***** SUPPLIED MATERIAL *****

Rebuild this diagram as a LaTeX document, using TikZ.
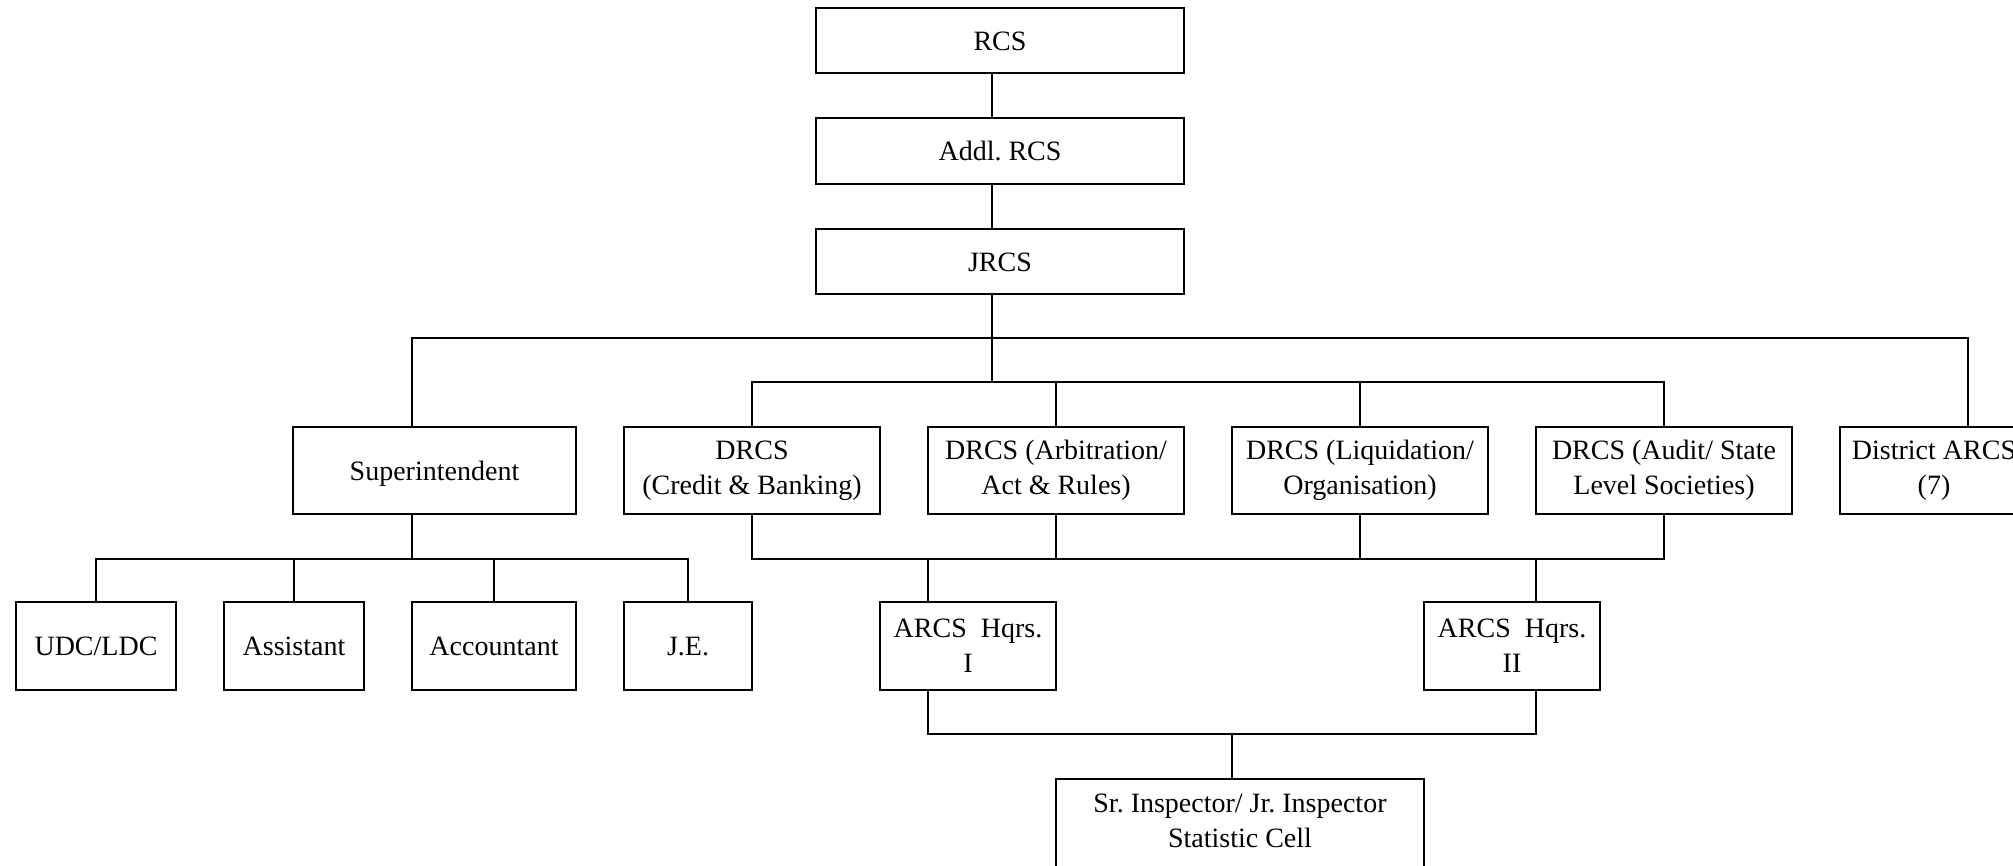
\documentclass[tikz,border=0pt]{standalone}
\usepackage{fontspec}
\setmainfont{Liberation Serif}
\frenchspacing
\begin{document}
\begin{tikzpicture}[x=1pt,y=-1pt,
  box/.style={draw, line width=2.2pt, inner sep=0pt, outer sep=0pt,
    align=center, font=\fontsize{28}{35}\selectfont},
  one/.style={box, text height=19.5pt, text depth=0pt},
  two/.style={box},
  link/.style={line width=2.2pt}
]
\useasboundingbox (0,0) rectangle (2013,865);
\clip (0,0) rectangle (2013,865);

% top of the hierarchy
\node[one, minimum width=368pt, minimum height=65pt] (rcs)  at (1000,40.5)  {RCS};
\node[one, minimum width=368pt, minimum height=66pt] (addl) at (1000,151)   {Addl. RCS};
\node[one, minimum width=368pt, minimum height=65pt] (jrcs) at (1000,261.5) {JRCS};

% second level
\node[one, minimum width=283pt, minimum height=87pt] (sup) at (434.5,470.5) {Superintendent};
\node[two, minimum width=256pt, minimum height=87pt] (cb)  at (752,470.5)  {DRCS\\(Credit \& Banking)};
\node[two, minimum width=256pt, minimum height=87pt] (ar)  at (1056,470.5) {DRCS (Arbitration/\\Act \& Rules)};
\node[two, minimum width=256pt, minimum height=87pt] (lq)  at (1360,470.5) {DRCS (Liquidation/\\Organisation)};
\node[two, minimum width=256pt, minimum height=87pt] (au)  at (1664,470.5) {DRCS (Audit/ State\\Level Societies)};
\node[two, minimum width=188pt, minimum height=87pt] (dist) at (1934,470.5) {District ARCS\\(7)};

% office staff
\node[one, minimum width=160pt, minimum height=88pt] (udc) at (96,646)  {UDC/LDC};
\node[one, minimum width=140pt, minimum height=88pt] (as)  at (294,646) {Assistant};
\node[one, minimum width=164pt, minimum height=88pt] (ac)  at (494,646) {Accountant};
\node[one, minimum width=128pt, minimum height=88pt] (je)  at (688,646) {J.E.};

% headquarters
\node[two, minimum width=176pt, minimum height=88pt] (h1) at (968,646)  {ARCS\ \ Hqrs.\\I};
\node[two, minimum width=176pt, minimum height=88pt] (h2) at (1512,646) {ARCS\ \ Hqrs.\\II};
\node[two, minimum width=368pt, minimum height=94pt] (sr) at (1240,826)
  {Sr. Inspector/ Jr. Inspector\\Statistic Cell\rule[-11pt]{0pt}{11pt}};

% junction points of the connectors
\coordinate (spine) at (992,338);
\coordinate (mainL) at (412,338);
\coordinate (mainR) at (1968,338);
\coordinate (dbus)  at (992,382);
\coordinate (sbus)  at (412,559);
\coordinate (hI)    at (928,559);
\coordinate (hII)   at (1536,559);
\coordinate (lbus)  at (1232,734);

% RCS -> Addl. RCS -> JRCS
\draw[link] (rcs.south -| spine) -- (addl.north -| spine);
\draw[link] (addl.south -| spine) -- (jrcs.north -| spine);
\draw[link] (jrcs.south -| spine) -- (dbus);

% main bus to Superintendent and District ARCS
\draw[link] (sup.north -| mainL) -- (mainL) -- (mainR) -- (dist.north -| mainR);

% DRCS bus (top)
\draw[link] (cb.north) -- (cb.north |- dbus) -- (au.north |- dbus) -- (au.north);
\draw[link] (ar.north) -- (ar.north |- dbus);
\draw[link] (lq.north) -- (lq.north |- dbus);

% DRCS bus (bottom)
\draw[link] (cb.south) -- (cb.south |- hI) -- (au.south |- hI) -- (au.south);
\draw[link] (ar.south) -- (ar.south |- hI);
\draw[link] (lq.south) -- (lq.south |- hI);
\draw[link] (hI) -- (h1.north -| hI);
\draw[link] (hII) -- (h2.north -| hII);

% headquarters to the inspectors
\draw[link] (h1.south -| hI) -- (hI |- lbus) -- (hII |- lbus) -- (h2.south -| hII);
\draw[link] (lbus) -- (sr.north -| lbus);

% Superintendent to office staff
\draw[link] (sup.south -| sbus) -- (sbus);
\draw[link] (udc.north) -- (udc.north |- sbus) -- (je.north |- sbus) -- (je.north);
\draw[link] (as.north) -- (as.north |- sbus);
\draw[link] (ac.north) -- (ac.north |- sbus);
\end{tikzpicture}
\end{document}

*****

» REQUIRED TASK:
Repeat the data exactly, dropping every picture it holds.

» RESULT OF THE EXERCISE:
Rebuild this diagram as a LaTeX document, using TikZ.
\documentclass[tikz,border=0pt]{standalone}
\usepackage{fontspec}
\setmainfont{Liberation Serif}
\frenchspacing
\begin{document}
\begin{tikzpicture}[x=1pt,y=-1pt,
  box/.style={draw, line width=2.2pt, inner sep=0pt, outer sep=0pt,
    align=center, font=\fontsize{28}{35}\selectfont},
  one/.style={box, text height=19.5pt, text depth=0pt},
  two/.style={box},
  link/.style={line width=2.2pt}
]
\useasboundingbox (0,0) rectangle (2013,865);
\clip (0,0) rectangle (2013,865);

% top of the hierarchy
\node[one, minimum width=368pt, minimum height=65pt] (rcs)  at (1000,40.5)  {RCS};
\node[one, minimum width=368pt, minimum height=66pt] (addl) at (1000,151)   {Addl. RCS};
\node[one, minimum width=368pt, minimum height=65pt] (jrcs) at (1000,261.5) {JRCS};

% second level
\node[one, minimum width=283pt, minimum height=87pt] (sup) at (434.5,470.5) {Superintendent};
\node[two, minimum width=256pt, minimum height=87pt] (cb)  at (752,470.5)  {DRCS\\(Credit \& Banking)};
\node[two, minimum width=256pt, minimum height=87pt] (ar)  at (1056,470.5) {DRCS (Arbitration/\\Act \& Rules)};
\node[two, minimum width=256pt, minimum height=87pt] (lq)  at (1360,470.5) {DRCS (Liquidation/\\Organisation)};
\node[two, minimum width=256pt, minimum height=87pt] (au)  at (1664,470.5) {DRCS (Audit/ State\\Level Societies)};
\node[two, minimum width=188pt, minimum height=87pt] (dist) at (1934,470.5) {District ARCS\\(7)};

% office staff
\node[one, minimum width=160pt, minimum height=88pt] (udc) at (96,646)  {UDC/LDC};
\node[one, minimum width=140pt, minimum height=88pt] (as)  at (294,646) {Assistant};
\node[one, minimum width=164pt, minimum height=88pt] (ac)  at (494,646) {Accountant};
\node[one, minimum width=128pt, minimum height=88pt] (je)  at (688,646) {J.E.};

% headquarters
\node[two, minimum width=176pt, minimum height=88pt] (h1) at (968,646)  {ARCS\ \ Hqrs.\\I};
\node[two, minimum width=176pt, minimum height=88pt] (h2) at (1512,646) {ARCS\ \ Hqrs.\\II};
\node[two, minimum width=368pt, minimum height=94pt] (sr) at (1240,826)
  {Sr. Inspector/ Jr. Inspector\\Statistic Cell\rule[-11pt]{0pt}{11pt}};

% junction points of the connectors
\coordinate (spine) at (992,338);
\coordinate (mainL) at (412,338);
\coordinate (mainR) at (1968,338);
\coordinate (dbus)  at (992,382);
\coordinate (sbus)  at (412,559);
\coordinate (hI)    at (928,559);
\coordinate (hII)   at (1536,559);
\coordinate (lbus)  at (1232,734);

% RCS -> Addl. RCS -> JRCS
\draw[link] (rcs.south -| spine) -- (addl.north -| spine);
\draw[link] (addl.south -| spine) -- (jrcs.north -| spine);
\draw[link] (jrcs.south -| spine) -- (dbus);

% main bus to Superintendent and District ARCS
\draw[link] (sup.north -| mainL) -- (mainL) -- (mainR) -- (dist.north -| mainR);

% DRCS bus (top)
\draw[link] (cb.north) -- (cb.north |- dbus) -- (au.north |- dbus) -- (au.north);
\draw[link] (ar.north) -- (ar.north |- dbus);
\draw[link] (lq.north) -- (lq.north |- dbus);

% DRCS bus (bottom)
\draw[link] (cb.south) -- (cb.south |- hI) -- (au.south |- hI) -- (au.south);
\draw[link] (ar.south) -- (ar.south |- hI);
\draw[link] (lq.south) -- (lq.south |- hI);
\draw[link] (hI) -- (h1.north -| hI);
\draw[link] (hII) -- (h2.north -| hII);

% headquarters to the inspectors
\draw[link] (h1.south -| hI) -- (hI |- lbus) -- (hII |- lbus) -- (h2.south -| hII);
\draw[link] (lbus) -- (sr.north -| lbus);

% Superintendent to office staff
\draw[link] (sup.south -| sbus) -- (sbus);
\draw[link] (udc.north) -- (udc.north |- sbus) -- (je.north |- sbus) -- (je.north);
\draw[link] (as.north) -- (as.north |- sbus);
\draw[link] (ac.north) -- (ac.north |- sbus);
\end{tikzpicture}
\end{document}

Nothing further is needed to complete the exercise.